The code is intended to answer the research questions of the thesis.

Sequential cache data structures

The lru.rs, qq.rs, arc.rs, lfu.rs, qq_lfu.rs, lirs.rs, clock.rs, clock_pro.rs and rr.rs files in the src directory provide implementations of sequential cache data structures with the LRU, 2Q, ARC, LFU, 2Q-LFU, LIRS, CLOCK, CLOCK-Pro and Random replacement replacement logic, respectively.

All of these caches are designed to store up to a given number (capacity) of key-value pairs. Each provides two fundamental cache methods:

  • get: Receives a reference to a key and returns a reference to its value, if stored. Usually also updates the data structure's state, depending on the implemented replacement policy.
  • insert: Receives a key-value, where the key is not in the cache yet, and submits it for caching (inserts it into the data structure), potentially evicting another key-value pair based on the replacement policy.

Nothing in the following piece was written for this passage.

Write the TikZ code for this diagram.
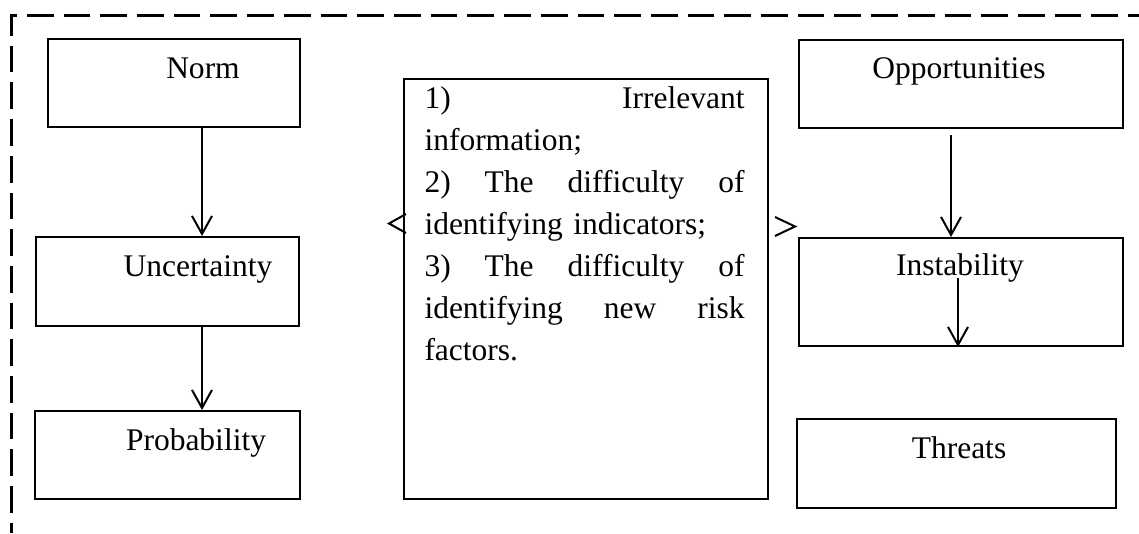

Several of the data structures utilize a doubly linked list implemented in the src/list.rs file.

Concurrent adaptations of caches

Next, we have two special data structures, providing an "associative" and a "transactional" version of the LRU cache, implemented in src/lru_associative.rs and src/lru_transactional.rs. More information about them is, firstly, in sections 3.2, 3.4 and 4.2, 4.4 of the thesis, and secondly in their source files. The transactional cache uses one of our transactional hash maps.

Transactional hash maps

We provide two implementations of transactional key-value hash maps. They are discussed in section 6.5 of the thesis. One, located in src/bptree_hashmap.rs stores its records in the transactional B+ Tree from src/bpt_transactional.rs, ordered by the hashes of keys. The other, inside src/trie_hashmap.rs approaches the hashes like a trie, storing values at a constant depth. Our transactional LRU cache uses this implementation.

Benchmarks

The benches directory contains the following types of benchmarks:

Measurements that count the cache misses encountered with different cache replacement policies

The measurements in cache_parameter_comparison.rs and hit_rate.rs serve to provide the results for Chapter 2. and sections 6.1 and 6.2 of the thesis. To find out more about how they do it, please read their documentations at the beginning of the two files.

Measurements that evaluate the in memory performance of the data structures

Benchmarks in single_thread.rs and concurrent.rs use the Criterion micro-benchmarking library measure the execution times of our sequential cache structures, and the (simulations of) concurrent approaches discussed in chapters 3 and 4. They provide the results for chapter 5.

Another benchmark uses Criterion to measure execution times, namely the one in hashmaps_bench.rs, which attempts to compare the performance of our two transactional hash map implementations. The trie-based approach turned out to be perceptibly faster, which is why the transactional LRU uses it.


Note that the code samples in the Rust docs (comments) in the source files aren't intended as standalone code, and therefore won't build. By default, Cargo tests the validity of the code in the docs, which is not desirable for us. If you wish to run the tests for this library, run with cargo test --lib.

The benchmarks in this directory are intended to be run separately (which can be done using cargo bench [benchmark_filename]). Some write into our custom .result files, some use the criterion library for the evaluation of execution times.